Embora muitos líderes republicanos tenham denunciado a violência e alguns, como o ex-vice Mike Pence, expressado simpatia pelos Pelosi, nenhum deles condenou publicamente as falsidades que seus colegas estavam divulgando ou fez algo para reprimi-las. Isso permitiu que outros preenchessem o vazio.

"Simplesmente mostrem a câmera da polícia —por que é tão difícil?", exigiu Carlson em seu programa na noite de quarta-feira (2). Dirigindo-se àqueles que criticam a teoria da conspiração, ele acrescentou: "Nós não somos os loucos; vocês são os mentirosos. Não há nada errado em fazer perguntas, ponto final".

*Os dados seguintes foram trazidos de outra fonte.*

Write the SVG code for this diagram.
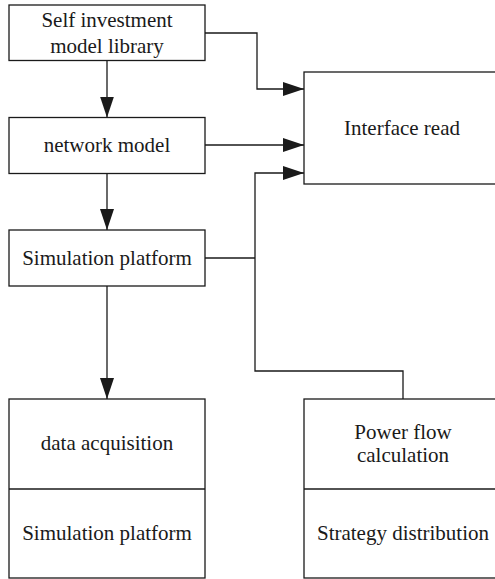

A desinformação em torno do ataque a Pelosi apresentou muitos dos elementos padrão das teorias da conspiração da chamada alt-right, que apreciam uma cultura de "faça sua própria pesquisa", lançando descrença sobre relatos oficiais, e tendem a se concentrar em desvios sexuais ou questões relacionadas a crianças, muitas vezes motivadas pelo medo de que a sociedade se torne imoral.

A especialista em desinformação Nina Jankowicz disse que nenhuma quantidade de evidências —sejam imagens de câmeras policiais ou qualquer outra coisa— poderia impedir tais falsidades aos olhos dos que não querem acreditar nos fatos. "Não importa quando há documentos ou testemunhos juramentados alegando que algo, de fato, não é o caso", disse Jankowicz. "Haverá um elaborado esforço de reenquadramento. Se a filmagem fosse divulgada, as pessoas diriam que foi manipulada. Não tem fim."

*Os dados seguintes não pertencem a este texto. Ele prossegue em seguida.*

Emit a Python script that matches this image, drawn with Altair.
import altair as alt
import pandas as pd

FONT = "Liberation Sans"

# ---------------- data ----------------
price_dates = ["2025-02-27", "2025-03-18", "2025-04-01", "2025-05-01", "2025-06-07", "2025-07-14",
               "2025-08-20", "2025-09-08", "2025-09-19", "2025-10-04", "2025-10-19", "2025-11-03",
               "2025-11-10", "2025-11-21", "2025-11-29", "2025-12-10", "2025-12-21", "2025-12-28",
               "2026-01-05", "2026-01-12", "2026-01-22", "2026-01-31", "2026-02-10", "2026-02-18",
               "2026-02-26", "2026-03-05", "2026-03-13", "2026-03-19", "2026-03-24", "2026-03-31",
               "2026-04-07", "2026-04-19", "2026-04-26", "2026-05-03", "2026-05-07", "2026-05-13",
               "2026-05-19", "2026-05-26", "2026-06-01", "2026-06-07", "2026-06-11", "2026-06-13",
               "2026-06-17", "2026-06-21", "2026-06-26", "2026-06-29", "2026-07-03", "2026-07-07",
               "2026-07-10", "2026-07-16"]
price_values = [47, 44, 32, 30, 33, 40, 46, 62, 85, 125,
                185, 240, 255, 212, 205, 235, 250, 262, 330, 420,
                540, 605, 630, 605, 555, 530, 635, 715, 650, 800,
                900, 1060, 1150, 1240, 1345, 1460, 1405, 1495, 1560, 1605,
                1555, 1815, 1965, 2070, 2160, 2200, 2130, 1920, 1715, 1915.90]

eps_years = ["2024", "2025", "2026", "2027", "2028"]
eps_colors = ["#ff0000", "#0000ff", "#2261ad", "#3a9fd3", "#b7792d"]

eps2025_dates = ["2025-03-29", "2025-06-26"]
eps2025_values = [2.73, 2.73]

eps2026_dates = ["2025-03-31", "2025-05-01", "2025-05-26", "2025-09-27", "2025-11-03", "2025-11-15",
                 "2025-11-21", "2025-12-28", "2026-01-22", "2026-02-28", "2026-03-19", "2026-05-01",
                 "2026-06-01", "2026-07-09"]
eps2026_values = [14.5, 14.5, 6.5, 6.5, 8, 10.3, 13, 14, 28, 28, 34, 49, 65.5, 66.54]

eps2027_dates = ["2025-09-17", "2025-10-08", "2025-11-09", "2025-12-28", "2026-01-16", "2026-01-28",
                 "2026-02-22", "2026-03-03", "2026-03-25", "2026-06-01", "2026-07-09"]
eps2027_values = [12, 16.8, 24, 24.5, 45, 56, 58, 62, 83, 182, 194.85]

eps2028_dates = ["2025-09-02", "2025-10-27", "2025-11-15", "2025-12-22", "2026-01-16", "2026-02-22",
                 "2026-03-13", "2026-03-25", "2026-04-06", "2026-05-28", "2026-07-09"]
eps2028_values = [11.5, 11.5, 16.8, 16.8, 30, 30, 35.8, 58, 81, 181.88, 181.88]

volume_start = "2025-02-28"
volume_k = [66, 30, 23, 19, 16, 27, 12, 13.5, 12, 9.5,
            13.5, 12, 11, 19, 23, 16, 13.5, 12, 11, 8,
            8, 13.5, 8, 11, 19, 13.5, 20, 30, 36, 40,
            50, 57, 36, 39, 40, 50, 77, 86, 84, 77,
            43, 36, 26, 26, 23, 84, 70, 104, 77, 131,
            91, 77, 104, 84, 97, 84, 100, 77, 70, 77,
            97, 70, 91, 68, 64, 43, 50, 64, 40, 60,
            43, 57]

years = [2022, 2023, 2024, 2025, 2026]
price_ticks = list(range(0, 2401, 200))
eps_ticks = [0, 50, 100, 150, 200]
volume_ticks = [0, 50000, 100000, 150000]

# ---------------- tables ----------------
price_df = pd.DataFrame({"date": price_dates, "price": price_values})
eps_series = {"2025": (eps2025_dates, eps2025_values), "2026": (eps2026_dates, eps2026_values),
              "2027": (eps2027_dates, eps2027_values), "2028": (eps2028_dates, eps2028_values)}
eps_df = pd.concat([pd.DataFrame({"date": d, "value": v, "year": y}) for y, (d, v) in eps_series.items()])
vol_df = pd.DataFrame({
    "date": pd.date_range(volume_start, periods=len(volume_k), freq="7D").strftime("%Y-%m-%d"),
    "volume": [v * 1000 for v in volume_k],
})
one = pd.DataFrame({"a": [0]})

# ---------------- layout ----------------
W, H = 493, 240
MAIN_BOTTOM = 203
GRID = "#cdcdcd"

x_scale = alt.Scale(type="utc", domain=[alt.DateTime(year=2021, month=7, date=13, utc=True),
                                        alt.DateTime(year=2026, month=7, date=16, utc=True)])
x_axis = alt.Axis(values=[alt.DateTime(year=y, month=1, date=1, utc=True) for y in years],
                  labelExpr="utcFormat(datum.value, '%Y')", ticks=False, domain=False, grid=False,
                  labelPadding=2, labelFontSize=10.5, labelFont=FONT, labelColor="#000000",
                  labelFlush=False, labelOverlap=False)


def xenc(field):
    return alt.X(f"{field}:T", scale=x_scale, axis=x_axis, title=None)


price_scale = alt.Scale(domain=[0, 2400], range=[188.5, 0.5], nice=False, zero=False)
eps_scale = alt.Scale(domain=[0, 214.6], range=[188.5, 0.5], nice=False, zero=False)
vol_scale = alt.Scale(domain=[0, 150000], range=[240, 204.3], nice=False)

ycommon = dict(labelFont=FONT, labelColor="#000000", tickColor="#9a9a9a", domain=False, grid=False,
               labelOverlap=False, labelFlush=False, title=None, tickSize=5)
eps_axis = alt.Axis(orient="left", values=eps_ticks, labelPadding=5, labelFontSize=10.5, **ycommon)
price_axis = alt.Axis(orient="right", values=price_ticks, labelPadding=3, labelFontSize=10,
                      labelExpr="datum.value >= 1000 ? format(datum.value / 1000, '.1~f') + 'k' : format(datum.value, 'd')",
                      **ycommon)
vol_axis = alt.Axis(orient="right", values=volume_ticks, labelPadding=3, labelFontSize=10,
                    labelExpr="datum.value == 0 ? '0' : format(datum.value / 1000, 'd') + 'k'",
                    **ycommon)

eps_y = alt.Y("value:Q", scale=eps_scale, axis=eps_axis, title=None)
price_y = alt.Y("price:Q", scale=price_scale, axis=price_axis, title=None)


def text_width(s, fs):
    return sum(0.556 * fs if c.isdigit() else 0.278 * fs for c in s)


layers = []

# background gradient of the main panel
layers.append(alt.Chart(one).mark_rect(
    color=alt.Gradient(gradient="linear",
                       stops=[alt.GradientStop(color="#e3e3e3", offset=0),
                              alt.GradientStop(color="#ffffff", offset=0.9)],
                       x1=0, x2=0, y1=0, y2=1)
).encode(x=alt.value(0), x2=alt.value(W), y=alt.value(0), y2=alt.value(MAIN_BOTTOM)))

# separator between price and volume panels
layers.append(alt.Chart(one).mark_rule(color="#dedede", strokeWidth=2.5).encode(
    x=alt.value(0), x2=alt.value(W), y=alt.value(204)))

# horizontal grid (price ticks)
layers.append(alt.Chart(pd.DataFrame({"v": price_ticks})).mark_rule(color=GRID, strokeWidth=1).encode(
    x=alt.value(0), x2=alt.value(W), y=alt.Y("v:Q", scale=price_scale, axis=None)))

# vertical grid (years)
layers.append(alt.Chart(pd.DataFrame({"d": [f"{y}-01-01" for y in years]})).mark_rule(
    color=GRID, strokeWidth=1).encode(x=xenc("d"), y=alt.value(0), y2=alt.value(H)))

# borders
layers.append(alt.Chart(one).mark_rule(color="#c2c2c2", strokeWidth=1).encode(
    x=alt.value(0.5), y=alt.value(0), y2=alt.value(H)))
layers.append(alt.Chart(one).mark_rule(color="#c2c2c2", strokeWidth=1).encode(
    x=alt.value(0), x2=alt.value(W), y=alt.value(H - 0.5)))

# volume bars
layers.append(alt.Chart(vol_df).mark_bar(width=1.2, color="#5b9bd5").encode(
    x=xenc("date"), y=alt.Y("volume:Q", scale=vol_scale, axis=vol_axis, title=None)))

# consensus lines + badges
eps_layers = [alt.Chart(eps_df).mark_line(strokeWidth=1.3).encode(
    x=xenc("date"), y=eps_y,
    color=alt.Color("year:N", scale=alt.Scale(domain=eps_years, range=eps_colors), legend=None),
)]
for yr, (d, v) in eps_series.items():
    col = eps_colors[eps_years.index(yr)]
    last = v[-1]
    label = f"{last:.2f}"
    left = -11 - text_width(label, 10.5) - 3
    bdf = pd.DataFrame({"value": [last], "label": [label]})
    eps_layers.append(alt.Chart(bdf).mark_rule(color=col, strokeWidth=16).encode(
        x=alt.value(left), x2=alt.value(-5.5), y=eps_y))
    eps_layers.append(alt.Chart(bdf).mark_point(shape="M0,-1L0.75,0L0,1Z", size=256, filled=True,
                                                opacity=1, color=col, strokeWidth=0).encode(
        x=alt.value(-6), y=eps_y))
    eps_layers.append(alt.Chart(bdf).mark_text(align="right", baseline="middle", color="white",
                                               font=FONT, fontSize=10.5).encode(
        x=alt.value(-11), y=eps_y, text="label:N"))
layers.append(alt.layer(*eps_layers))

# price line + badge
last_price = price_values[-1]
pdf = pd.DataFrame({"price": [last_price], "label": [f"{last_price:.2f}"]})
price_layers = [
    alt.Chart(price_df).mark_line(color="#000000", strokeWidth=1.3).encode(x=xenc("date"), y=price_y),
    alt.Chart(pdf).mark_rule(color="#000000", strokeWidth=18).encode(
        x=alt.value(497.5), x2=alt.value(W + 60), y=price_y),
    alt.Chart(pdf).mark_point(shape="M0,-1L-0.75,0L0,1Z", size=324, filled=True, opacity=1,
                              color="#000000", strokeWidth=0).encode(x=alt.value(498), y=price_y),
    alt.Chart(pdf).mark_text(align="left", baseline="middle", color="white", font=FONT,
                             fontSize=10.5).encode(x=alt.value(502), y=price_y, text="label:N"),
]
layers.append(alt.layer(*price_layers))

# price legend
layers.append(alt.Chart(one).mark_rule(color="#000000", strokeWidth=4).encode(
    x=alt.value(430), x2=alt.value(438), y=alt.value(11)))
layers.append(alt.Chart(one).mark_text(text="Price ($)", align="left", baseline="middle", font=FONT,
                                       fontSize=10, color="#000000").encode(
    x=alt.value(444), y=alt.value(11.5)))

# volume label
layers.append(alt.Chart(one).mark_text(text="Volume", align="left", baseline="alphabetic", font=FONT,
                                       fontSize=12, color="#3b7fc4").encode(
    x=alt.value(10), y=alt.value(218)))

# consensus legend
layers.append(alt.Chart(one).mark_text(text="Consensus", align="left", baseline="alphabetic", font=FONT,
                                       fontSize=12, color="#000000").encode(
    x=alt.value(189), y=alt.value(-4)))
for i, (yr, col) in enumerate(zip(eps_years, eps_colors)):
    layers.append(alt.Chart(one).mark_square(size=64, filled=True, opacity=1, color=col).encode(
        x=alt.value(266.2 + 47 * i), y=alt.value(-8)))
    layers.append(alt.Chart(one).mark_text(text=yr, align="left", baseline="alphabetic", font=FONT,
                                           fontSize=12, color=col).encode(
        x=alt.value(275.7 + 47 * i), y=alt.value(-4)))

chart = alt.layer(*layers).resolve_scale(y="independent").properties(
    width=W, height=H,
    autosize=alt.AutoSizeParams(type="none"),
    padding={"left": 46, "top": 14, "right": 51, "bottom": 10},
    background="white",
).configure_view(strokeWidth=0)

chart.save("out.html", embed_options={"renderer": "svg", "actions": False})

Muitos republicanos que propagaram a ficção expressaram seus comentários como piadas, efetivamente antecipando qualquer crítica ao sugerir que eles talvez não fossem sérios. Horas após o ataque, Donald Trump Jr., filho do ex-presidente, compartilhou nas redes sociais uma imagem de uma fantasia que incluía uma cueca masculina enorme e um martelo, comentando que "a internet segue invicta". Um porta-voz disse que ele "simplesmente postou um meme e sempre rejeitou a violência política em todas as formas".

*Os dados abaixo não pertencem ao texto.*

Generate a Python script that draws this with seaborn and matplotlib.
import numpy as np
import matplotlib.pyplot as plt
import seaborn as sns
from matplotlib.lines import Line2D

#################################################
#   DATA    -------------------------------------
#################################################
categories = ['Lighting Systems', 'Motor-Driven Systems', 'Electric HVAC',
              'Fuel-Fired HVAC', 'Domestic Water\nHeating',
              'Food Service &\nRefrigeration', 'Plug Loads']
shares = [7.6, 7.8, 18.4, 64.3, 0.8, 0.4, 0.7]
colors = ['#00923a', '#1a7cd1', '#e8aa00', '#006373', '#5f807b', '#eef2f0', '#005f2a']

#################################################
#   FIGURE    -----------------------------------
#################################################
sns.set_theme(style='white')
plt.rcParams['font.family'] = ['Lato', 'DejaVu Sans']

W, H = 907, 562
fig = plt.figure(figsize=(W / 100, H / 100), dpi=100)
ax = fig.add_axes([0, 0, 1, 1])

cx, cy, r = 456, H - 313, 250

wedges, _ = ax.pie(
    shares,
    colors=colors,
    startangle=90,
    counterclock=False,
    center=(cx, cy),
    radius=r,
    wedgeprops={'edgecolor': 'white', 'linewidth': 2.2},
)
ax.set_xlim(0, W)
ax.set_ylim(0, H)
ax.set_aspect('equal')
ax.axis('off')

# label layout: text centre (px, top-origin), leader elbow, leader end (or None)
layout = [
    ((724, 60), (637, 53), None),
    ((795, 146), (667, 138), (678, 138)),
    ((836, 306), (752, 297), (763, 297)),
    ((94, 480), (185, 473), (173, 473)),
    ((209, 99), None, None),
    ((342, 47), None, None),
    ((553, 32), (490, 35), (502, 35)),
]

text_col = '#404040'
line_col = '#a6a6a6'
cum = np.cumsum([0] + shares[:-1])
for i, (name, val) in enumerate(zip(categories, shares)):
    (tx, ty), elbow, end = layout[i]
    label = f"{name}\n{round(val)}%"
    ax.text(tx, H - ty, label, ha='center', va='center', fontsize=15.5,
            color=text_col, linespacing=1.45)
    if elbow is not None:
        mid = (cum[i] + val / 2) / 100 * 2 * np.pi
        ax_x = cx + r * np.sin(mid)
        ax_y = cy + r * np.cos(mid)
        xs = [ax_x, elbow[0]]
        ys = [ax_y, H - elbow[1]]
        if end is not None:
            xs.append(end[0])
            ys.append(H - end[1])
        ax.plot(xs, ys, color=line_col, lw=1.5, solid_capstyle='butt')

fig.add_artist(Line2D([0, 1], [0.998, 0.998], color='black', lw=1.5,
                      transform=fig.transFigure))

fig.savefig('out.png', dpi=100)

A deputada republicana Claudia Tenney, de Nova York, divulgou no Twitter uma foto que mostra um grupo de jovens brancos segurando martelos enormes ao lado de uma bandeira LGBTQIA+, comentando "LOL" (que significa "dando gargalhadas"). Tenney não respondeu a um pedido de comentário.

Não está claro se as autoridades eleitas e personalidades da mídia que disseminaram falsidades acreditam nas teorias da conspiração que estão promovendo ou simplesmente querem ser recompensadas por sua base de direita. De acordo com pesquisas, até 70% dos republicanos ainda acreditam que Donald Trump foi o verdadeiro vencedor das eleições de 2020.

Segundo documentos federais de acusação, DePape ficou fascinado por teorias da conspiração que retrataram Nancy Pelosi como inimiga do país. Suas atividades online o mostram reclamando sobre o suposto roubo da eleição de 2020, parecendo negar o extermínio de judeus em Auschwitz e alegando que os professores estavam preparando as crianças para serem transgênero.

Seu advogado disse que pretende argumentar que DePape foi tão influenciado pela desinformação que isso deveria ser considerado um atenuante.